Feb. 3rd, 2011

sergebroom: (Master of the World)
Last night, my wife and I watched 1950's "So Long at the Fair", a Jean Simmons film I had never even heard of.

Set in 1889, it shows a wealthy young woman and her brother on their way to the Paris Exposition. They check in at their hotel, after which they go to the Moulin Rouge, where they have a grand time before turning in to the separate rooms. Next morning, the young woman gets up, walks over to ber brother's room.

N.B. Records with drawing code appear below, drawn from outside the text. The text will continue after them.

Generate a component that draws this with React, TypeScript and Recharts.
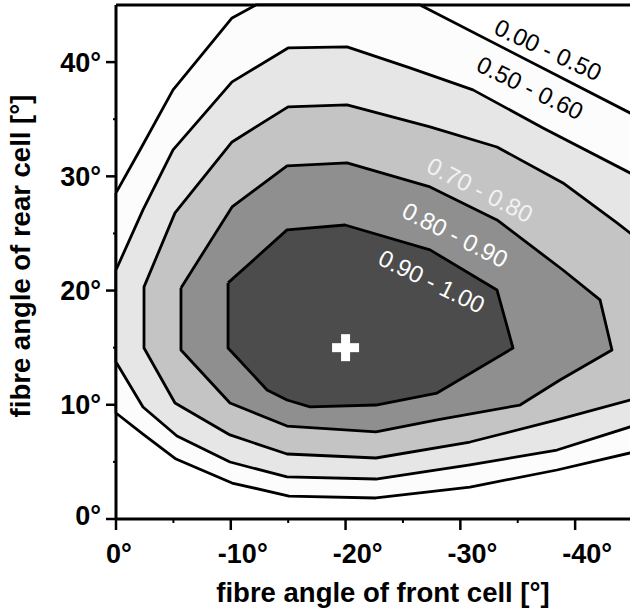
import React from 'react';
import { ComposedChart, Scatter, XAxis, YAxis, ReferenceLine } from 'recharts';

const FONT = '"Liberation Sans", Arial, Helvetica, sans-serif';

// axes (x = fibre angle of front cell, y = fibre angle of rear cell), degrees
const xDomain = [-46, 0];
const yDomain = [0, 45];
const xTicks = [0, -5, -10, -15, -20, -25, -30, -35, -40];
const yTicks = [0, 5, 10, 15, 20, 25, 30, 35, 40];

// contour regions (outline), each one is the area above a level
const region050 = [
  { x: 0, y: 28.55 }, { x: -2.09, y: 32.31 }, { x: -4.97, y: 37.57 }, { x: -10.11, y: 43.87 },
  { x: -12.2, y: 45 }, { x: -26.49, y: 45 }, { x: -44.78, y: 35.55 }, { x: -46, y: 34.92 },
  { x: -46, y: 6.07 }, { x: -44.78, y: 5.78 }, { x: -38.42, y: 4.29 }, { x: -30.84, y: 2.8 },
  { x: -22.65, y: 1.84 }, { x: -15.07, y: 2.01 }, { x: -10.11, y: 3.15 }, { x: -5.23, y: 5.25 },
  { x: -2.35, y: 7.44 }, { x: 0, y: 9.28 }, { x: 0, y: 28.55 },
];
const region060 = [
  { x: 0, y: 21.8 }, { x: -2.35, y: 27.06 }, { x: -4.97, y: 32.31 }, { x: -10.11, y: 38.27 },
  { x: -14.99, y: 41.24 }, { x: -20.13, y: 41.33 }, { x: -25.61, y: 39.49 }, { x: -31.1, y: 37.57 },
  { x: -37.2, y: 34.24 }, { x: -44.78, y: 30.3 }, { x: -46, y: 29.67 },
  { x: -46, y: 8.45 }, { x: -44.78, y: 8.06 }, { x: -38.42, y: 6.04 }, { x: -30.84, y: 4.73 },
  { x: -22.65, y: 3.5 }, { x: -14.9, y: 3.68 }, { x: -9.93, y: 4.99 }, { x: -5.31, y: 7.27 },
  { x: -2.35, y: 9.81 }, { x: 0, y: 13.75 }, { x: 0, y: 21.8 },
];
const region070 = [
  { x: -46, y: 24.12 }, { x: -44.78, y: 25.04 }, { x: -43.65, y: 25.92 }, { x: -38.94, y: 29.42 },
  { x: -33.19, y: 32.57 }, { x: -27.36, y: 34.33 }, { x: -20.13, y: 36.25 }, { x: -14.99, y: 36.08 },
  { x: -10.11, y: 33.01 }, { x: -5.14, y: 26.8 }, { x: -2.44, y: 20.32 }, { x: -2.44, y: 14.97 },
  { x: -5.14, y: 10.16 }, { x: -9.93, y: 7.36 }, { x: -14.9, y: 5.69 }, { x: -22.65, y: 5.34 },
  { x: -30.84, y: 6.74 }, { x: -38.42, y: 8.67 }, { x: -44.78, y: 10.42 }, { x: -46, y: 10.75 },
  { x: -46, y: 24.12 },
];
const region080 = [
  { x: -5.66, y: 20.23 }, { x: -10.11, y: 27.32 }, { x: -14.9, y: 30.91 }, { x: -20.13, y: 31.17 },
  { x: -27.36, y: 29.07 }, { x: -33.19, y: 26.18 }, { x: -38.94, y: 21.8 }, { x: -42.17, y: 19.18 },
  { x: -43.21, y: 14.8 }, { x: -38.68, y: 12.17 }, { x: -35.2, y: 9.98 }, { x: -27.97, y: 8.67 },
  { x: -22.65, y: 7.62 }, { x: -14.9, y: 8.14 }, { x: -9.93, y: 10.16 }, { x: -5.66, y: 14.8 },
  { x: -5.66, y: 20.23 },
];
const region090 = [
  { x: -9.76, y: 20.67 }, { x: -14.9, y: 25.31 }, { x: -19.95, y: 25.74 }, { x: -27.36, y: 23.56 },
  { x: -33.19, y: 20.05 }, { x: -34.59, y: 14.97 }, { x: -27.97, y: 11.03 }, { x: -22.65, y: 9.98 },
  { x: -16.9, y: 9.81 }, { x: -14.9, y: 10.42 }, { x: -13.16, y: 11.3 }, { x: -9.76, y: 14.97 },
  { x: -9.76, y: 20.67 },
];

const regions = [region050, region060, region070, region080, region090];
const regionFills = ['#fcfcfc', '#e6e6e6', '#c4c4c4', '#8f8f8f', '#4c4c4c'];

// level labels
const levelLabels = [
  { x: -37.64, y: 41.07, text: '0.00 - 0.50', angle: 25, color: '#000000' },
  { x: -36.07, y: 37.74, text: '0.50 - 0.60', angle: 26, color: '#000000' },
  { x: -31.71, y: 28.81, text: '0.70 - 0.80', angle: 27, color: '#f2f2f2' },
  { x: -29.54, y: 24.87, text: '0.80 - 0.90', angle: 27, color: '#ffffff' },
  { x: -27.5, y: 20.8, text: '0.90 - 1.00', angle: 26, color: '#ffffff' },
];

// optimum marker
const optimum = [{ x: -20, y: 15 }];

const NoDot = () => <g />;

const LabelShape = (props: any) => {
  const { cx, cy, payload } = props;
  return (
    <text
      x={cx}
      y={cy}
      dy="0.35em"
      textAnchor="middle"
      fontSize={24}
      fontFamily={FONT}
      fill={payload.color}
      transform={`rotate(${payload.angle} ${cx} ${cy})`}
    >
      {payload.text}
    </text>
  );
};

const PlusShape = (props: any) => {
  const { cx, cy } = props;
  return (
    <g fill="#ffffff">
      <rect x={cx - 13.5} y={cy - 4.5} width={27} height={9} />
      <rect x={cx - 4.5} y={cy - 13.5} width={9} height={27} />
    </g>
  );
};

const XTick = (props: any) => {
  const { x, y, payload } = props;
  const v = payload.value;
  const major = v % 10 === 0;
  return (
    <g>
      <line x1={x} x2={x} y1={y} y2={y + (major ? 11 : 4)} stroke="#000" strokeWidth={major ? 2.5 : 2} />
      {major && (
        <text
          x={x + (v === 0 ? 3 : 12)}
          y={y + 44}
          textAnchor="middle"
          fontSize={27}
          fontWeight="bold"
          fontFamily={FONT}
          fill="#000"
        >
          {`${v}°`}
        </text>
      )}
    </g>
  );
};

const YTick = (props: any) => {
  const { x, y, payload } = props;
  const v = payload.value;
  const major = v % 10 === 0;
  return (
    <g>
      <line x1={x} x2={x - (major ? 10 : 3)} y1={y} y2={y} stroke="#000" strokeWidth={major ? 2.5 : 2} />
      {major && (
        <text
          x={x - 15}
          y={y + 9.5 + (v === 0 ? -4 : 0)}
          textAnchor="end"
          fontSize={27}
          fontWeight="bold"
          fontFamily={FONT}
          fill="#000"
        >
          {`${v}°`}
        </text>
      )}
    </g>
  );
};

const XTitle = () => (
  <text x={383} y={602} textAnchor="middle" fontSize={27.5} fontWeight="bold" fontFamily={FONT} fill="#000">
    fibre angle of front cell [°]
  </text>
);

const YTitle = () => (
  <text
    x={30}
    y={256}
    textAnchor="middle"
    fontSize={27.5}
    fontWeight="bold"
    fontFamily={FONT}
    fill="#000"
    transform="rotate(-90 30 256)"
  >
    fibre angle of rear cell [°]
  </text>
);

export default function App() {
  return (
    <div
      style={{
        position: 'absolute',
        left: 0,
        top: 0,
        width: 630,
        height: 615,
        overflow: 'hidden',
        background: '#ffffff',
      }}
    >
      <ComposedChart width={644} height={615} margin={{ top: 5, right: 0, bottom: 0, left: 0 }}>
        {regions.map((r, i) => (
          <Scatter
            key={`region-${i}`}
            data={r}
            dataKey="y"
            shape={NoDot}
            line={{ stroke: '#000000', strokeWidth: 2.8, fill: regionFills[i], strokeLinejoin: 'round' }}
            lineJointType="linear"
            isAnimationActive={false}
            legendType="none"
          />
        ))}
        <Scatter data={optimum} dataKey="y" shape={PlusShape} isAnimationActive={false} legendType="none" />
        <Scatter data={levelLabels} dataKey="y" shape={LabelShape} isAnimationActive={false} legendType="none" />
        <ReferenceLine y={45} stroke="#000" strokeWidth={3} />
        <XAxis
          type="number"
          dataKey="x"
          domain={xDomain}
          reversed
          ticks={xTicks}
          interval={0}
          height={96}
          tickSize={0}
          tickMargin={0}
          tickLine={false}
          tick={<XTick />}
          axisLine={{ stroke: '#000', strokeWidth: 3 }}
          label={<XTitle />}
        />
        <YAxis
          type="number"
          dataKey="y"
          domain={yDomain}
          ticks={yTicks}
          interval={0}
          width={116}
          tickSize={0}
          tickMargin={0}
          tickLine={false}
          tick={<YTick />}
          axisLine={{ stroke: '#000', strokeWidth: 3 }}
          label={<YTitle />}
        />
      </ComposedChart>
    </div>
  );
}
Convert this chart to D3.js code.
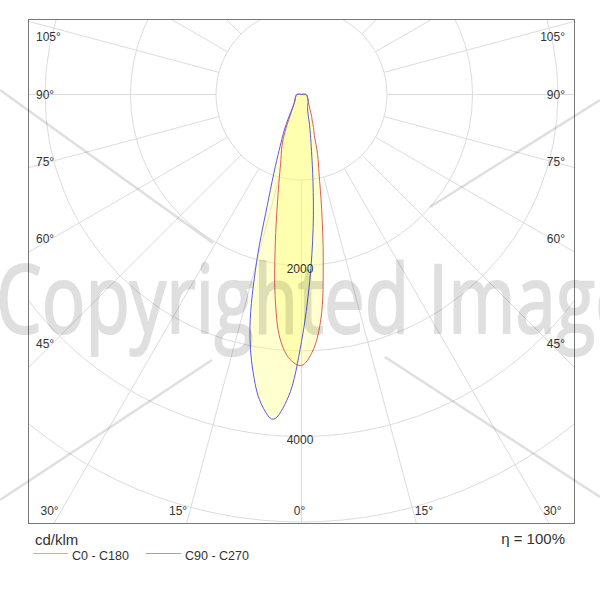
<!DOCTYPE html>
<html>
<head>
<meta charset="utf-8">
<title>LDC polar</title>
<script src="https://d3js.org/d3.v7.min.js"></script>
<style>
  body { margin: 0; background: #fff; }
  text { font-family: "Liberation Sans", Arial, sans-serif; fill: #333; }
</style>
</head>
<body>
<svg width="600" height="600"></svg>
<script>
// gamma angles (deg from nadir) and intensities in cd/klm
var gammas = [0, 2.5, 5, 7.5, 10, 12.5, 15, 17.5, 20, 22.5, 25, 27.5, 30, 35, 40, 45, 50, 55, 60, 65, 70, 75, 80, 85, 90, 95, 100, 110, 120];
var c0   = [3170, 3003, 2624, 1950, 1355, 950, 730, 500, 410, 325, 280, 232, 195, 155, 130, 115, 100, 90, 85, 78, 72, 68, 64, 60, 55, 38, 22, 8, 0];
var c180 = [3170, 3100, 2870, 2370, 1765, 1300, 1000, 800, 680, 560, 420, 310, 240, 168, 132, 110, 100, 90, 85, 78, 72, 68, 64, 60, 55, 38, 22, 8, 0];
var c90  = [2890, 2190, 1564, 1030, 675, 480, 360, 265, 215, 185, 168, 155, 145, 130, 120, 110, 100, 90, 85, 78, 72, 68, 64, 60, 55, 38, 22, 8, 0];
var c270 = [2890, 3542, 3813, 3640, 3278, 2785, 2030, 1280, 894, 650, 500, 380, 280, 175, 135, 112, 100, 90, 85, 78, 72, 68, 64, 60, 55, 38, 22, 8, 0];

var rings = [1000, 2000, 3000, 4000, 5000, 6000];
var ringLabels = [2000, 4000];
var angleTicks = [0, 15, 30, 45, 60, 75, 90, 105];
var seriesNames = ["C0 - C180", "C90 - C270"];
var seriesColors = ["#e05a5a", "#5a5ae0"];
var unitLabel = "cd/klm";
var effLabel = "\u03b7 = 100%";

var svg = d3.select("svg");
var cx = 301.5, cy = 94.5;
var frame = {x: 28.5, y: 19.5, w: 546, h: 504};
var r = d3.scaleLinear().domain([0, 1000]).range([0, 85.5]);
var rad = Math.PI / 180;

svg.append("clipPath").attr("id", "clip")
  .append("rect").attr("x", frame.x).attr("y", frame.y).attr("width", frame.w).attr("height", frame.h);

var plot = svg.append("g").attr("clip-path", "url(#clip)");
var g = plot.append("g").attr("transform", "translate(" + cx + "," + cy + ")");

// grid rings
g.selectAll("circle.ring").data(rings).enter().append("circle")
  .attr("r", function(d) { return r(d); })
  .attr("fill", "none").attr("stroke", "#dcdcdc").attr("stroke-width", 1);

// radial lines every 15 deg, starting at first ring
var spokes = d3.range(0, 360, 15);
g.selectAll("line.spoke").data(spokes).enter().append("line")
  .attr("x1", function(d) { return d3.pointRadial(Math.PI - d * rad, r(1000))[0]; })
  .attr("y1", function(d) { return d3.pointRadial(Math.PI - d * rad, r(1000))[1]; })
  .attr("x2", function(d) { return d3.pointRadial(Math.PI - d * rad, r(8000))[0]; })
  .attr("y2", function(d) { return d3.pointRadial(Math.PI - d * rad, r(8000))[1]; })
  .attr("stroke", "#dcdcdc").attr("stroke-width", 1);

// lobes
function lobe(right, left) {
  var pts = [];
  for (var i = gammas.length - 1; i >= 0; i--) pts.push([Math.PI - gammas[i] * rad, r(right[i])]);
  for (var j = 1; j < gammas.length - 1; j++) pts.push([Math.PI + gammas[j] * rad, r(left[j])]);
  return pts;
}
var radial = d3.lineRadial()
  .angle(function(d) { return d[0]; })
  .radius(function(d) { return d[1]; })
  .curve(d3.curveCatmullRomClosed.alpha(0.5));

var lobes = [lobe(c0, c180), lobe(c90, c270)];
g.selectAll("path.fill").data(lobes).enter().append("path")
  .attr("d", radial)
  .attr("fill", "#ffff70").attr("fill-opacity", 0.33).attr("stroke", "none");
g.selectAll("path.line").data(lobes).enter().append("path")
  .attr("d", radial)
  .attr("fill", "none")
  .attr("stroke", function(d, i) { return seriesColors[i]; })
  .attr("stroke-width", 1);

// ring labels on the nadir axis
g.selectAll("text.rl").data(ringLabels).enter().append("text")
  .attr("x", -1.5).attr("y", function(d) { return r(d) + 7.5; })
  .attr("text-anchor", "middle").attr("font-size", 12)
  .text(function(d) { return d; });

// frame
svg.append("rect").attr("x", frame.x).attr("y", frame.y).attr("width", frame.w).attr("height", frame.h)
  .attr("fill", "none").attr("stroke", "#777").attr("stroke-width", 1);

// angle labels along the frame
var bottomY = 510, sideDx = 256.5;
angleTicks.forEach(function(t) {
  [-1, 1].forEach(function(s) {
    if (t === 0 && s === 1) return;
    var a = t * rad;
    var lab = svg.append("text").attr("font-size", 12).text(t + "\u00b0");
    var xb = Math.cos(a) > 0 ? cx + s * (bottomY - cy) * Math.tan(a) : null;
    if (xb !== null && xb > 45 && xb < 558) {
      if (t === 0) lab.attr("x", cx - 2).attr("text-anchor", "middle");
      else if (s < 0) lab.attr("x", xb - 3).attr("text-anchor", "end");
      else lab.attr("x", xb + 2).attr("text-anchor", "start");
      lab.attr("y", bottomY + 4.5);
    } else {
      var yi = cy + sideDx * Math.cos(a) / Math.sin(a);
      var yc = Math.max(36, yi - 0.03 * (yi - cy));
      lab.attr("x", s < 0 ? 36 : 565).attr("text-anchor", s < 0 ? "start" : "end")
         .attr("y", yc + 4.5);
    }
  });
});

// units and legend
svg.append("text").attr("x", 35).attr("y", 545).attr("font-size", 15).text(unitLabel);
svg.append("text").attr("x", 565).attr("y", 544).attr("font-size", 15).attr("text-anchor", "end").text(effLabel);

var legX = [33, 146];
var leg = svg.selectAll("g.leg").data(seriesNames).enter().append("g")
  .attr("transform", function(d, i) { return "translate(" + legX[i] + ",0)"; });
leg.append("line").attr("x1", 0).attr("x2", 35).attr("y1", 553.5).attr("y2", 553.5)
  .attr("stroke", function(d, i) { return seriesColors[i]; }).attr("stroke-opacity", 0.6);
leg.append("text").attr("x", 39).attr("y", 560).attr("font-size", 12.5).text(function(d) { return d; });

// watermark
var wm = svg.append("g").attr("pointer-events", "none").attr("opacity", 0.12);
[[0, 90, 213, 243], [600, 100, 430, 207], [0, 500, 212, 360], [385, 357, 600, 497]].forEach(function(l) {
  wm.append("line").attr("x1", l[0]).attr("y1", l[1]).attr("x2", l[2]).attr("y2", l[3])
    .attr("stroke", "#000").attr("stroke-width", 2.5);
});
wm.append("text").attr("x", -4).attr("y", 333)
  .attr("font-size", 96)
  .style("font-family", "'Open Sans', 'Noto Sans', sans-serif").style("fill", "#000")
  .attr("stroke", "#000").attr("stroke-width", 2.2).attr("stroke-linejoin", "round")
  .attr("textLength", 640).attr("lengthAdjust", "spacingAndGlyphs")
  .text("Copyrighted Image");
</script>
</body>
</html>
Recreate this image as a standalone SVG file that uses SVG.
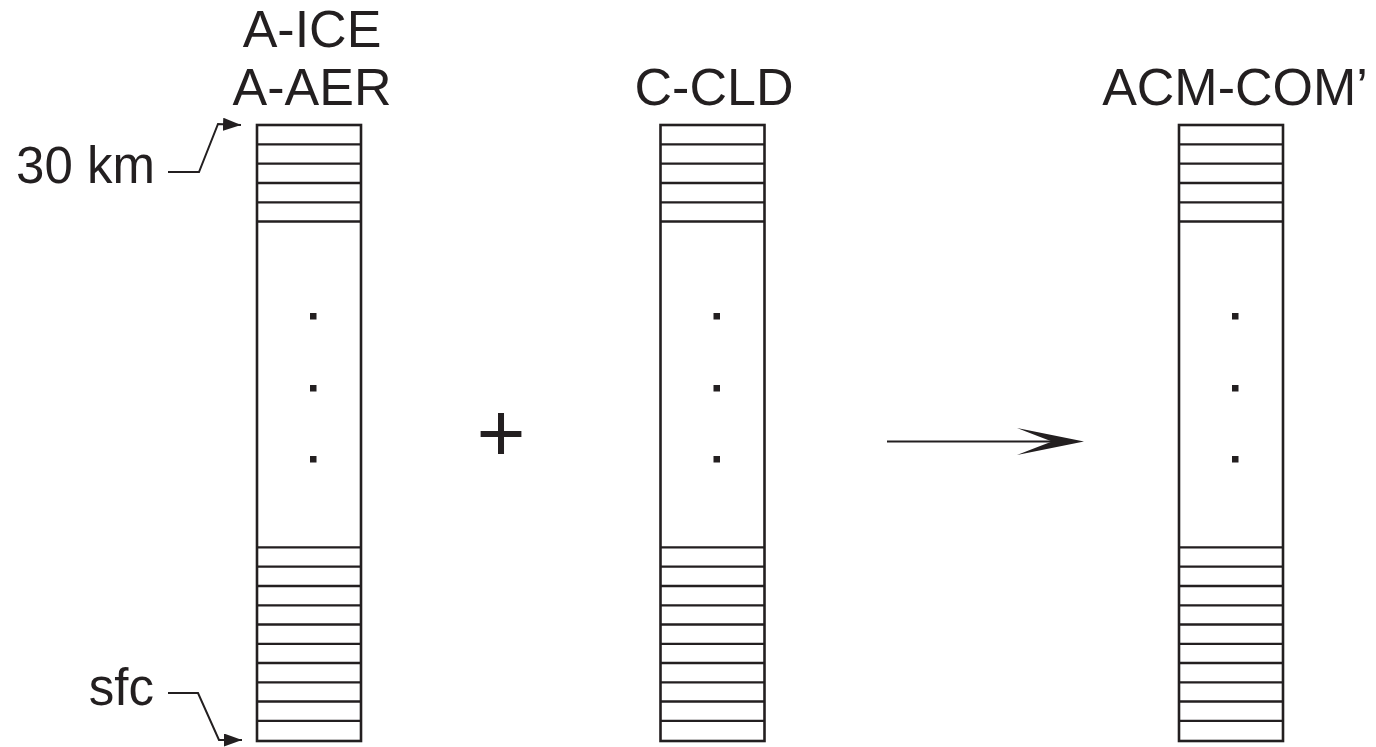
<svg xmlns="http://www.w3.org/2000/svg" width="1376" height="747" viewBox="0 0 1376 747">
  <style>
    .lbl { font-family: "Liberation Sans", Arial, sans-serif; font-size: 52px; fill: #231f20; text-anchor: middle; }
    .side { font-family: "Liberation Sans", Arial, sans-serif; font-size: 51px; fill: #231f20; text-anchor: end; }
    .box { fill: #fff; stroke: #231f20; stroke-width: 2.6; }
    .layer { stroke: #231f20; stroke-width: 2.3; fill: none; }
    .dot { fill: #231f20; }
    .conn { fill: none; stroke: #231f20; stroke-width: 2; }
  </style>
  <defs>
    <marker id="tri" viewBox="0 0 18 13" refX="18" refY="6.5" markerWidth="18" markerHeight="13" markerUnits="userSpaceOnUse" orient="auto">
      <path d="M0,0 L18,6.5 L0,13 z" fill="#231f20"/>
    </marker>
    <!-- one atmospheric column: 5 thin layers on top, 10 at the bottom -->
    <g id="column">
      <rect class="box" x="0" y="125" width="104" height="616"/>
      <path class="layer" d="M0,144.3H104M0,163.7H104M0,183H104M0,202.3H104M0,221.5H104"/>
      <path class="layer" d="M0,547.3H104M0,566.7H104M0,586H104M0,605.3H104M0,624.5H104M0,643.8H104M0,663H104M0,682.3H104M0,701.5H104M0,720.8H104"/>
      <rect class="dot" x="53" y="313" width="6.5" height="6.5"/>
      <rect class="dot" x="53" y="385" width="6.5" height="6.5"/>
      <rect class="dot" x="53" y="456" width="6.5" height="6.5"/>
    </g>
  </defs>

  <g id="col-a">
    <text class="lbl" x="312" y="47">A-ICE</text>
    <text class="lbl" x="312" y="105">A-AER</text>
    <use href="#column" x="257"/>
  </g>

  <g id="col-c">
    <text class="lbl" x="714" y="105">C-CLD</text>
    <use href="#column" x="660.5"/>
  </g>

  <g id="col-acm">
    <text class="lbl" x="1235" y="105">ACM-COM’</text>
    <use href="#column" x="1179"/>
  </g>

  <g id="label-top">
    <text class="side" x="155" y="183">30 km</text>
  </g>

  <g id="label-sfc">
    <text class="side" x="154" y="705">sfc</text>
  </g>

  <g id="plus">
    <text x="501" y="461" style="font-family: 'Liberation Sans', Arial, sans-serif; font-size: 84px; fill: #231f20; text-anchor: middle;">+</text>
  </g>

  <g id="connectors">
    <polyline class="conn" points="168,172 199,172 218,124 241,125" marker-end="url(#tri)"/>
    <polyline class="conn" points="168,693 198,693 219,740 242,740" marker-end="url(#tri)"/>
    <line x1="887" y1="441.5" x2="1060" y2="441.5" stroke="#231f20" stroke-width="2.2"/>
    <path d="M1084,441.5 L1017,428 Q1040,437 1052,441.5 Q1040,446 1017,455 Z" fill="#231f20"/>
  </g>
</svg>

Except that there's no room. There's no door where one used to be. Everybody in the hotel says that she came alone, and that they never saw any brother of hers.

Interesting little film.
sergebroom: (Time Tunnel)
These days, I'm working on a project with a tight deadline - or trying to when I'm not being tripped up by the incompetent contractor thrashing around in the same database. I was told that the target was February 11. Early this afternoon, I found out (and apparently was the last person to be told) that all of that date's projects would instead be deployed on February 18. Then, one hour later, my team lead said that my project would go in later in March, due to problems with the team that'll provide the new feed to us. One hour after that, during a meeting my target was changed to April 8, but everybody else would stick with February 18. That meant removing my changes now, and redoing all my testing after February 18. One minute after I was done archiving my code changes, the other team had retracted its earlier statement, which meant that my project could be deployed in February, but my team lead couldn't tell me if it'd be on February 18 or on February 11.

Why can't they run the government like a business?